TO DO: Extract the opening line of the entries and every line after it, stopping at and including the line that contains "import seaborn as sns". Do not include pictures.

── RECORDED INFORMATION ──

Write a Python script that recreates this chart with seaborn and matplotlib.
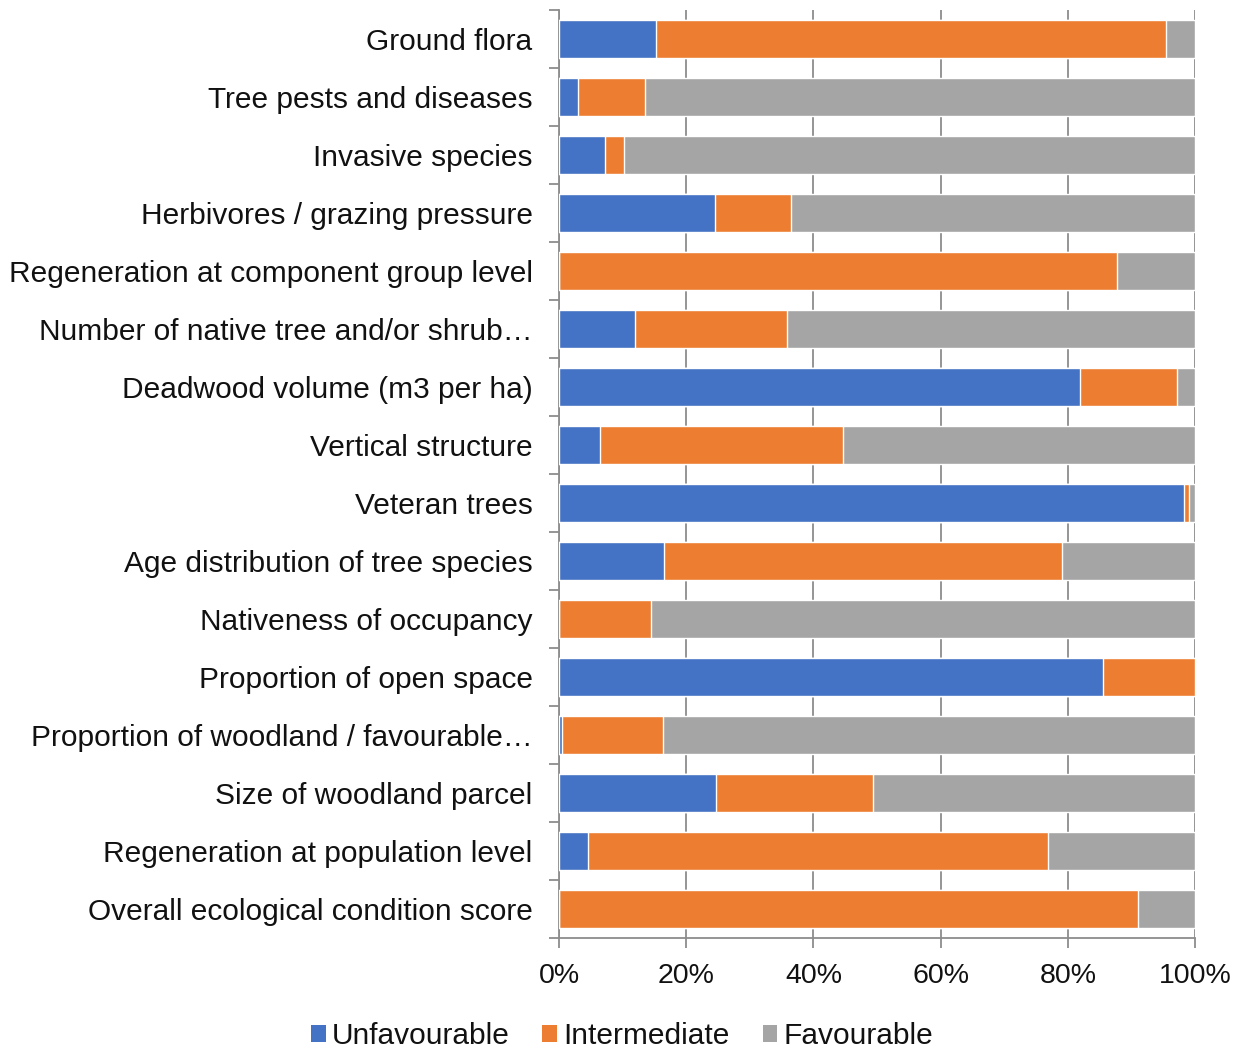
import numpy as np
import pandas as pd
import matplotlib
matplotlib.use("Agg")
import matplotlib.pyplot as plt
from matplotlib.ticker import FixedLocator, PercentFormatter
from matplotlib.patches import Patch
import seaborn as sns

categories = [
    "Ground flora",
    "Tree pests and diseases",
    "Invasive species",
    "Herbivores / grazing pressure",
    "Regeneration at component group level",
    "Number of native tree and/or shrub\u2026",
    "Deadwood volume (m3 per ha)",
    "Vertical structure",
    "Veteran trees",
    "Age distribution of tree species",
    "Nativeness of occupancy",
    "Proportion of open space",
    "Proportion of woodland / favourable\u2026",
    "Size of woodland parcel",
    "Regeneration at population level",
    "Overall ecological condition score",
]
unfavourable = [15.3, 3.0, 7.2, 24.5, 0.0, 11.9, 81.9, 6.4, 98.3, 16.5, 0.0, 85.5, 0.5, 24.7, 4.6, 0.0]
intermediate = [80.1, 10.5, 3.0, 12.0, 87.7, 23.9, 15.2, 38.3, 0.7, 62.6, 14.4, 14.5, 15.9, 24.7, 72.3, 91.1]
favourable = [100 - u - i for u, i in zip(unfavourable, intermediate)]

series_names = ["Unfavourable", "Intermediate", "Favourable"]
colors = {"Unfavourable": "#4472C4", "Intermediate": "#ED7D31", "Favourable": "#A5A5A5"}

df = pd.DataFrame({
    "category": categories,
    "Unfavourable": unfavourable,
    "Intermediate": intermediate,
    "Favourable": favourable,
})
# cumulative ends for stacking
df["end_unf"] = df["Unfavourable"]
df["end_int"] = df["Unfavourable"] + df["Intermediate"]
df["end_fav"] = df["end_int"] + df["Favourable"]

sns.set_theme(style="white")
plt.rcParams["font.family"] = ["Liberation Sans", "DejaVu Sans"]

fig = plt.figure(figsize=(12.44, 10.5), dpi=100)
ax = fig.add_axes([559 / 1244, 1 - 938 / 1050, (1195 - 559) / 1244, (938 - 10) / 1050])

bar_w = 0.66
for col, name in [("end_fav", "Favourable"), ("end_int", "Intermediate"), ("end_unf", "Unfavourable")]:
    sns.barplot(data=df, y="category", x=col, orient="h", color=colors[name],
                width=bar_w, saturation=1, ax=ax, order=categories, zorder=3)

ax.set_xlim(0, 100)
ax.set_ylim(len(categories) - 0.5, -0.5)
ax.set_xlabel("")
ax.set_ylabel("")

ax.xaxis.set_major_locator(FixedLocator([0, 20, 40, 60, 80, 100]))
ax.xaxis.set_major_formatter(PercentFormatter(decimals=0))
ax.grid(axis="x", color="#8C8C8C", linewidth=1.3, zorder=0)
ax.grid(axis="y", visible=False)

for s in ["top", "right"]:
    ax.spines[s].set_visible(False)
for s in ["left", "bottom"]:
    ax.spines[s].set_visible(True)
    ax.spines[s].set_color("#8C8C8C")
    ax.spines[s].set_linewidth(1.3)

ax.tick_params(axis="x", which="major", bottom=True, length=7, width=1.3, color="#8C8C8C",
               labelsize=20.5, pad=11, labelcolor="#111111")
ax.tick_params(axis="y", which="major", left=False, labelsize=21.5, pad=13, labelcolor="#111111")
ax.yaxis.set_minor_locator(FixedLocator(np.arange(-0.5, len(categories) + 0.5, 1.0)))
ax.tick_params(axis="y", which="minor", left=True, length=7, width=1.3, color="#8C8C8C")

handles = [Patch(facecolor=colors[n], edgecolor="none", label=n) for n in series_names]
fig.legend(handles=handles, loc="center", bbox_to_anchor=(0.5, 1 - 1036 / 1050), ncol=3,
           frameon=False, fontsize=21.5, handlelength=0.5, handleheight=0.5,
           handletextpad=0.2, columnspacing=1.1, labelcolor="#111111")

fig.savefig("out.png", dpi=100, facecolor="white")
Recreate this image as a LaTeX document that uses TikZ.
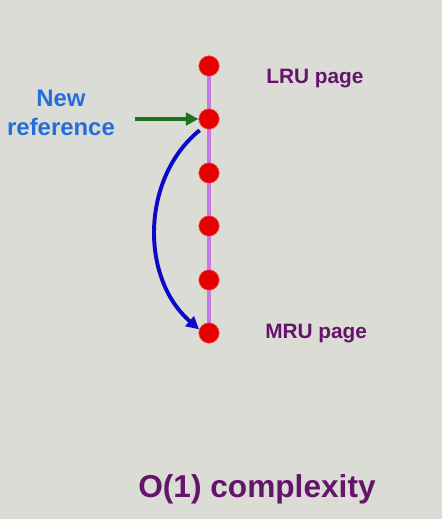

───

REPLY:
Write a Python script that recreates this chart with seaborn and matplotlib.
import numpy as np
import pandas as pd
import matplotlib
matplotlib.use("Agg")
import matplotlib.pyplot as plt
from matplotlib.ticker import FixedLocator, PercentFormatter
from matplotlib.patches import Patch
import seaborn as sns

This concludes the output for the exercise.